20140919

A triste queda dos pássaros formosos

(coluna publicada hoje no Diário Catarinense)

Está na praça um livro que joga luzes sobre uma época tão rica quanto pouco analisada da cultura nacional. Como o título promete, Pavões Misteriosos – 1974-1983: A Explosão da Música Pop no Brasil, do jornalista André Barcinski, cobre o hiato entre a MPB politizada dos anos 1970 e o estouro do rock silvícola na década seguinte. Com o adicional de que, ao tentar explicar por que tantos discos seminais surgiram no país no período em questão, ajuda a entender também como se formou a mentalidade que iria prevalecer no futuro.
O marco inicial é a chegada do Secos & Molhados ao topo das paradas em 1974, desbancando Roberto Carlos. A ascensão do grupo liderado por um Ney Matogrosso andrógino, de cara pintada e quase nu refletia a transformação pela qual passava toda a indústria da música brasileira de então. Gente como Raul Seixas, Tim Maia, Rita Lee e Jorge Ben lançava seus trabalhos mais ousados. Alguns alcançavam o grande público, outros eram incompreendidos; todos conseguiam gravar suas experiências.

O autor mostra que, até 1983, quando Ritchie conquistou o povão com “Menina Veneno”, havia lugar também para falsos gringos cantando em inglês (Mark Davis, na verdade Fábio Jr.), picaretagens armadas por produtores (Gretchen) e pastiches sintonizados com as ondas que vinham de fora (Frenéticas).

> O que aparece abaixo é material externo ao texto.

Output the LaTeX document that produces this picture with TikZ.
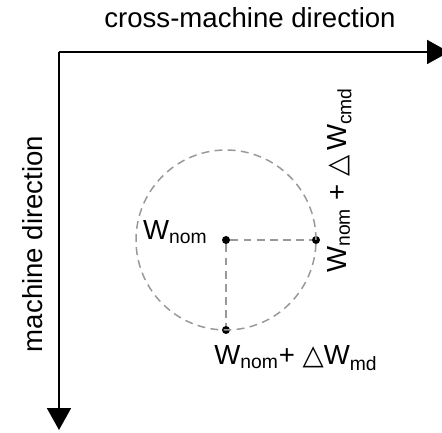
\documentclass[tikz,border=0pt]{standalone}
\usepackage{fontspec}
\setmainfont{Liberation Sans}
\newfontfamily\symfont{DejaVu Sans}
\usepackage{tikz}
\usetikzlibrary{arrows.meta, positioning}
\definecolor{dark}{HTML}{000000}
\definecolor{guidegray}{HTML}{999999}
\newcommand{\lowtxt}[1]{\textsubscript{#1}}
\newcommand{\dtri}{{\symfont\char"25B3}}
\tikzset{
    axisarrow/.style={
        -{Triangle[length=0.44cm, width=0.48cm]}, line width=1.1pt, color=dark
    },
    guideline/.style={
        dash pattern=on 4.5pt off 3pt, line width=0.85pt, color=guidegray
    },
    dotnode/.style={
        circle, fill=dark, inner sep=0pt, minimum size=0.16cm
    },
    axislab/.style={
        font=\fontsize{15.7pt}{18pt}\selectfont, text=dark, inner sep=0pt
    },
}

\begin{document}
\begin{tikzpicture}[x=0.02cm, y=0.02cm]
    \useasboundingbox (0,0) rectangle (442,432);

    % Axes
    \coordinate (origin) at (59,380);
    \coordinate (cmdend) at (449,380);
    \coordinate (mdend) at (59,2);
    \draw[axisarrow] (origin) -- (cmdend);
    \draw[axisarrow] (origin) -- (mdend);

    % Points
    \node[dotnode] (nom) at (226,192) {};
    \node[dotnode] (cmd) at (316,192) {};
    \node[dotnode] (md) at (226,102) {};

    % Circle and guides
    \draw[guideline] (nom.center) circle[radius=90];
    \draw[guideline] (nom) -- (cmd);
    \draw[guideline] (nom) -- (md);

    % Labels
    \node[axislab, anchor=base] (cmdlab) at (250,404) {cross-machine direction};
    \node[axislab, anchor=base, rotate=90] (mdlab) at (42,188) {machine direction};
    \node[axislab, anchor=base east] (nomlab) at (208,192) {W\lowtxt{nom}};
    \node[axislab, anchor=base west, rotate=90] (cmdpt) at (346,159) {W\lowtxt{nom} + \dtri\,W\lowtxt{cmd}};
    \node[axislab, anchor=base west] (mdpt) at (214,67) {W\lowtxt{nom}+ \dtri W\lowtxt{md}};

\end{tikzpicture}
\end{document}
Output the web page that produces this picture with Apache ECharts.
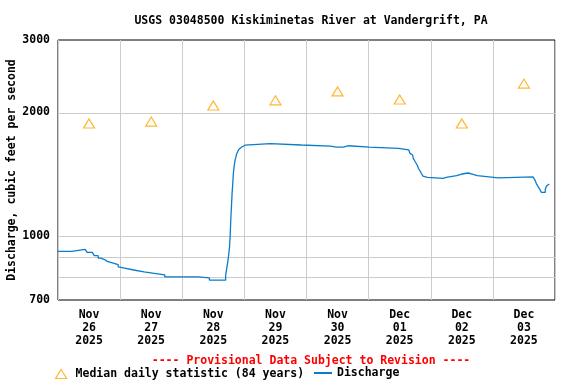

Daí em diante, por razões que incluem decadência criativa, exigência por resultados e aversão ao risco, ficaria cada vez mais difícil para os pavões continuarem misteriosos. O mercado é louco, mas não rasga dinheiro.

Raiz punk, fruto reggae
O pai integrou uma banda ícone do punk e a filha segue a carreira musical. O que ela faz? Reggae, lógico – afinal, entre outras conexões, a Babilônia combatida por Bob Marley e o “sistema” que os proletários ingleses queriam derrubar eram o mesmo inimigo. Portanto, nada mais natural do que Hollie Cook investir forte no ritmo jamaicano. Em seu segundo disco, Twice, a herdeira de James Cook (ex-baterista dos Sex Pistols) atualiza a levada roots que garante a brisa em “Ari Up”, “Desdemona” e “Postman”.



Enfado mortal
O problema de Strut nem é a música. O funk-rock setentista diluído em pop de Lenny Kravitz continua presente em seu décimo disco. O que complica a situação do cantor é que há cada vez menos bípedes interessados nisso. A crítica nunca o engoliu, a juventude o ignora e as fãs que restaram têm coisas mais importantes para se preocupar do que defendê-lo. Fica a dica: contra o enfado, não há abdômen trincado que dê jeito.